Por crueles que hayan sido en su pasado, los ancianos merecen, si no respeto, cuando menos compasión. Cuenta usted con la mía, y me hago cargo de lo duras que han de ser para usted, General, estas horas de arresto londinense, la estancia en esa trampa que usted mismo se puso. Pero sería muy bueno para la humanidad que usted, que va a morir en unos pocos años, lo haga dentro de una prisión. Compréndame, no es nada personal, no es afán de venganza sino deseo de que la impunidad absoluta en este continente fallezca junto con usted, es decir, pronto.

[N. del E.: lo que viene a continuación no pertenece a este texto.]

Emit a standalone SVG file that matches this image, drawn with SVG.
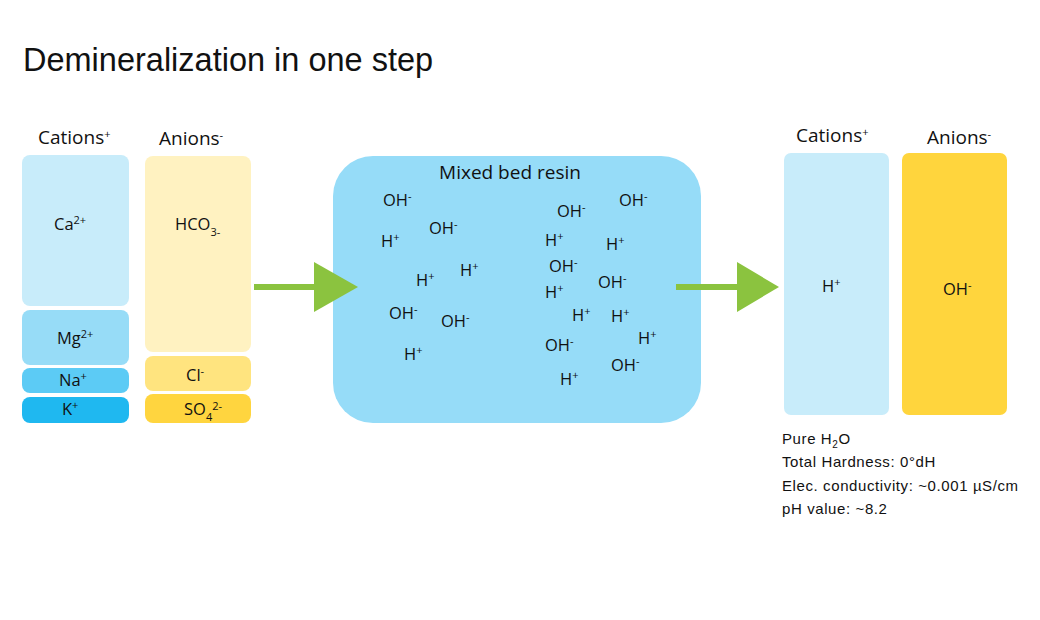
<svg xmlns="http://www.w3.org/2000/svg" width="1040" height="620" viewBox="0 0 1040 620">
<style>
.t{font-family:"Open Sans","DejaVu Sans",sans-serif;fill:#111}
.h{font-family:"Liberation Sans",Arial,sans-serif;fill:#111}
.ion{font-size:16.5px}
.lab{font-size:19px}
.s{font-size:11px}
.arrow{fill:#8bc33f}
</style>
<rect width="1040" height="620" fill="#ffffff"/>
<text class="h" x="23" y="71" font-size="32.5">Demineralization in one step</text>
<g id="left-cations">
<text class="t lab" x="38" y="144">Cations<tspan class="s" dy="-6">+</tspan></text>
<rect x="22" y="155" width="107" height="151" rx="8" fill="#c8ecfa"/>
<text class="t ion" x="54" y="230">Ca<tspan class="s" dy="-6">2+</tspan></text>
<rect x="22" y="310" width="107" height="55" rx="8" fill="#97dcf7"/>
<text class="t ion" x="57" y="344">Mg<tspan class="s" dy="-6">2+</tspan></text>
<rect x="22" y="368" width="107" height="25" rx="8" fill="#5ccbf5"/>
<text class="t ion" x="59" y="386">Na<tspan class="s" dy="-6">+</tspan></text>
<rect x="22" y="397" width="107" height="26" rx="8" fill="#1fb8f0"/>
<text class="t ion" x="62" y="415">K<tspan class="s" dy="-6">+</tspan></text>
</g>
<g id="left-anions">
<text class="t lab" x="159" y="145">Anions<tspan class="s" dy="-6">-</tspan></text>
<rect x="145" y="156" width="106" height="196" rx="8" fill="#fff2c1"/>
<text class="t ion" x="175" y="230">HCO<tspan class="s" dy="6">3-</tspan></text>
<rect x="145" y="356" width="106" height="35" rx="8" fill="#ffe47f"/>
<text class="t ion" x="186" y="381">Cl<tspan class="s" dy="-6">-</tspan></text>
<rect x="145" y="394" width="106" height="29" rx="8" fill="#ffd53f"/>
<text class="t ion" x="184" y="415">SO<tspan class="s" dy="6">4</tspan><tspan class="s" dy="-11">2-</tspan></text>
</g>
<g id="mixed-bed">
<rect x="333" y="156" width="368" height="267" rx="40" fill="#96dcf8"/>
<text class="t lab" x="510" y="179" text-anchor="middle">Mixed bed resin</text>
<g class="t ion">
<text x="383" y="206">OH<tspan class="s" dy="-6">-</tspan></text>
<text x="429" y="234">OH<tspan class="s" dy="-6">-</tspan></text>
<text x="381" y="247">H<tspan class="s" dy="-6">+</tspan></text>
<text x="416" y="286">H<tspan class="s" dy="-6">+</tspan></text>
<text x="460" y="276">H<tspan class="s" dy="-6">+</tspan></text>
<text x="389" y="319">OH<tspan class="s" dy="-6">-</tspan></text>
<text x="441" y="327">OH<tspan class="s" dy="-6">-</tspan></text>
<text x="404" y="360">H<tspan class="s" dy="-6">+</tspan></text>
<text x="557" y="217">OH<tspan class="s" dy="-6">-</tspan></text>
<text x="619" y="206">OH<tspan class="s" dy="-6">-</tspan></text>
<text x="545" y="246">H<tspan class="s" dy="-6">+</tspan></text>
<text x="606" y="250">H<tspan class="s" dy="-6">+</tspan></text>
<text x="549" y="272">OH<tspan class="s" dy="-6">-</tspan></text>
<text x="598" y="288">OH<tspan class="s" dy="-6">-</tspan></text>
<text x="545" y="298">H<tspan class="s" dy="-6">+</tspan></text>
<text x="572" y="321">H<tspan class="s" dy="-6">+</tspan></text>
<text x="611" y="322">H<tspan class="s" dy="-6">+</tspan></text>
<text x="638" y="344">H<tspan class="s" dy="-6">+</tspan></text>
<text x="545" y="351">OH<tspan class="s" dy="-6">-</tspan></text>
<text x="611" y="371">OH<tspan class="s" dy="-6">-</tspan></text>
<text x="560" y="385">H<tspan class="s" dy="-6">+</tspan></text>
</g>
</g>
<g id="right-cations">
<text class="t lab" x="796" y="142">Cations<tspan class="s" dy="-6">+</tspan></text>
<rect x="784" y="153" width="105" height="262" rx="7" fill="#c8ecfa"/>
<text class="t ion" x="822" y="292">H<tspan class="s" dy="-6">+</tspan></text>
</g>
<g id="right-anions">
<text class="t lab" x="927" y="144">Anions<tspan class="s" dy="-6">-</tspan></text>
<rect x="902" y="153" width="105" height="262" rx="7" fill="#ffd53d"/>
<text class="t ion" x="943" y="295">OH<tspan class="s" dy="-6">-</tspan></text>
</g>
<g id="connectors">
<rect class="arrow" x="254" y="284" width="62" height="6"/>
<polygon class="arrow" points="314,262 358,287 314,312"/>
<rect class="arrow" x="676" y="284" width="62" height="6"/>
<polygon class="arrow" points="737,262 779,287 737,312"/>
</g>
<g id="result" class="h" font-size="15" letter-spacing="0.6">
<text x="782" y="444">Pure H<tspan font-size="10" dy="4">2</tspan><tspan dy="-4">O</tspan></text>
<text x="782" y="467">Total Hardness: 0°dH</text>
<text x="782" y="491">Elec. conductivity: ~0.001 µS/cm</text>
<text x="782" y="514">pH value: ~8.2</text>
</g>
</svg>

La humanidad, General, necesita la derrota definitiva de usted. La requiere con urgencia para que nunca más vuelva a ocurrir un 11 de septiembre, para que el exterminio político no vuelva a pasear por las calles, a dirigir el tránsito, a congelar los corazones y los cerebros y los sexos. Si Franco hubiese ido a tiempo a la cárcel habrían sido menores las posibilidades de usted de atropellar a su país como lo hizo. Si esta detención bajo la que ahora se encuentra hubiese ocurrido hace una década o un lustro, habría habido menos margen para las atrocidades de guerra que hoy se cometen en los Balcanes.
Tal vez el gobierno británico o el español se dejen llevar por el pragmatismo de las relaciones internacionales y dejen sin efecto el arresto y la solicitud de extradición. Pero también es posible que los procesos de Madrid prosigan, tengan éxito, y usted termine encerrado en una celda por el escaso tiempo que le queda de vida. Así sea. En ese caso, General, le deseo sinceramente un juicio justo, apegado a derecho y, en la medida de lo posible, un calabozo limpio, cómodo y digno.

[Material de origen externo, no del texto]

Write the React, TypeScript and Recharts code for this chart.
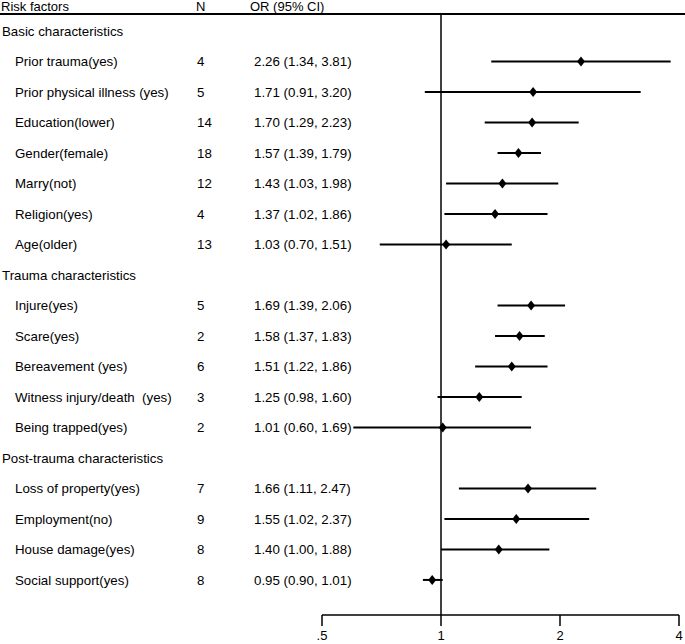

Ojalá que nadie lo golpee, General, que nadie lo humille. Que no le confisquen su casa y su coche ni le destruyan su biblioteca. Que no le venden los ojos ni lo tiren al suelo para darle patadas y culatazos. Que no lo cuelguen de los pulgares, ni le administren descargas eléctricas en los testículos, que no le arranquen la lengua, que no le hundan la cara en una pila de agua con vómito ni lo asfixien metiéndole la cabeza en una bolsa de plástico, que no le revienten los globos oculares, que no le quiebren los huesos de las manos, que no le introduzcan ratas hambrientas en el ano, que no lo violen, ni lo mutilen, ni lo hagan volar en pedazos con una carga explosiva; que no lo quemen vivo, ni hagan desaparecer su cadáver, que no disuelvan su entierro a macanazos, que no secuestren a sus hermanos ni les arranquen los pezones a sus hijas.

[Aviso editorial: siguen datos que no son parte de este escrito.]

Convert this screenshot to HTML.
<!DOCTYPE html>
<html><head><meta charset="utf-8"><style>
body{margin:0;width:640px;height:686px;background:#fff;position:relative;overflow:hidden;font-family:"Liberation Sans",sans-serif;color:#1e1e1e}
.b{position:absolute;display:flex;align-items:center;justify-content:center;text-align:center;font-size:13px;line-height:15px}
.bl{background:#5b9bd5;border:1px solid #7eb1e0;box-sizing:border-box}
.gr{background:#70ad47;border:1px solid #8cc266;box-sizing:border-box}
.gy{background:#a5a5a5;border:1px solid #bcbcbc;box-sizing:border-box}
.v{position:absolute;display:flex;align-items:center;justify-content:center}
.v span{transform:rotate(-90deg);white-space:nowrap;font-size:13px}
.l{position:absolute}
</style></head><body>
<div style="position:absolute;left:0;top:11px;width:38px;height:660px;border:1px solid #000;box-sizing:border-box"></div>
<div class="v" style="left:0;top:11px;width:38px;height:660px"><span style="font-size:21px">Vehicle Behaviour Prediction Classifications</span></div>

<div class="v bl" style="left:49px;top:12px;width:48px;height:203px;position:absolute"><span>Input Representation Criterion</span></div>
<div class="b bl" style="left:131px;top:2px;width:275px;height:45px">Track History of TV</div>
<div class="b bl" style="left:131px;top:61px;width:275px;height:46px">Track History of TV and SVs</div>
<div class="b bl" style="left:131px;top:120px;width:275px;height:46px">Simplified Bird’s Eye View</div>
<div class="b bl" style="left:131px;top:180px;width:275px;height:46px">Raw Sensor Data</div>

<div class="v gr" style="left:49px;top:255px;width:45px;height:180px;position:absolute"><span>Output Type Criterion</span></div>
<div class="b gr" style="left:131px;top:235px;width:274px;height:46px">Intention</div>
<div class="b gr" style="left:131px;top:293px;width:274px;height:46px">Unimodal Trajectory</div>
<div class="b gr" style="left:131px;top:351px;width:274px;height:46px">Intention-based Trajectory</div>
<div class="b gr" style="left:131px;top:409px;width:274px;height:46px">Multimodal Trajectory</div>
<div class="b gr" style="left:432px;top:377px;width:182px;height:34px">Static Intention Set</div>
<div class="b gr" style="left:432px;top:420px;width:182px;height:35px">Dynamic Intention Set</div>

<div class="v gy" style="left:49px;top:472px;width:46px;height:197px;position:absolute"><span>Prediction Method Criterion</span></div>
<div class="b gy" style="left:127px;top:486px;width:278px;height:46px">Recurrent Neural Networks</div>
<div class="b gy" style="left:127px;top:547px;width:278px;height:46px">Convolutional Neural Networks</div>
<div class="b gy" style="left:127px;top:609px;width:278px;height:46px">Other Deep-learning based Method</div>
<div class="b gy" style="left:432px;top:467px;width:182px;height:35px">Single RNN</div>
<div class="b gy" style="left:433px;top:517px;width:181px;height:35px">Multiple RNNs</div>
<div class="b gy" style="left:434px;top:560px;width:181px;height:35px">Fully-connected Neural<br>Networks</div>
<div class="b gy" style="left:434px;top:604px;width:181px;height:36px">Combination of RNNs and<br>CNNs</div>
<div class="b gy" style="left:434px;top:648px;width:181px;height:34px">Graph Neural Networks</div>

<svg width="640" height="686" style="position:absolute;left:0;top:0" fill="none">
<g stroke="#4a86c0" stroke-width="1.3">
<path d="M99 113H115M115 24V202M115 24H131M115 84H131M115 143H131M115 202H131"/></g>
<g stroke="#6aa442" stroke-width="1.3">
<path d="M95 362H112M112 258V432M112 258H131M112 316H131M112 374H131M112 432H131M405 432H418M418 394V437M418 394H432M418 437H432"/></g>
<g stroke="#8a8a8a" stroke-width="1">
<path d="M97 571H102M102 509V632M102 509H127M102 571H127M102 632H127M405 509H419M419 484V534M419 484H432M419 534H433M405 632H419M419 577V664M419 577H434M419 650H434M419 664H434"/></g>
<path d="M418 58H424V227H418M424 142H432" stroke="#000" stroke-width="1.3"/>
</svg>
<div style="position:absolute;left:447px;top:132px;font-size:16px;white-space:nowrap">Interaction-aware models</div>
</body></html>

Es decir, General, ojalá que no le hagan nada de lo que sus subordinados hicieron, bajo las órdenes y la responsabilidad de usted, a miles de chilenos y chilenas y muchos otros ciudadanos de Argentina, de España, de Francia, de Alemania, de Suecia. No. Que le organicen un juicio justo y que le preparen una celda limpia y cómoda en la que pueda pasar sus últimos años sin padecer frío ni hambre. No es nada personal. Es que si eso se consigue, general Augusto Pinochet Ugarte, la humanidad habrá dado un gran paso hacia el rencuentro consigo misma.
4 comentarios:
Gracias mil por este texto joven Pedro Miguel. Fíjese que cuando (por desgracia muy tardíamente) Pinochet tuvo a bien morir, sentí mucha rabia de que se largara tan campante. Su texto me deja ver un par de cosas fundamentales, que yo no había percibido. Tenkiu tenkiu tenkiu.
Abrazo agradecido!
PS: ¿está usted seguro de querer continuar manteniendo un bajo perfil?. Opino que a muchos les honraría ser confundido con Galeano, pero, honor a quien honor merece ¿no cree usted?.
Fue mejor así, Susodicha. A Pinochet lo odiaba la humanidad, y por fortuna vivió lo suficiente para agregar a la certeza de ese odio la mierda floreciente de su propia corrupción: no se fue tan campante a la basura, sino odiado, embarrado y acosado por los jueces,con la espada de Damocles de la cárcel siempre sobre su cabeza.
De eso y del perfil que me corresponde estoy en paz y satisfecho.
Abrazo.
(me has hecho llorar, esta vez. un poco inexplicablemente... o no).
Botica: Perdón, y gracias por sentir.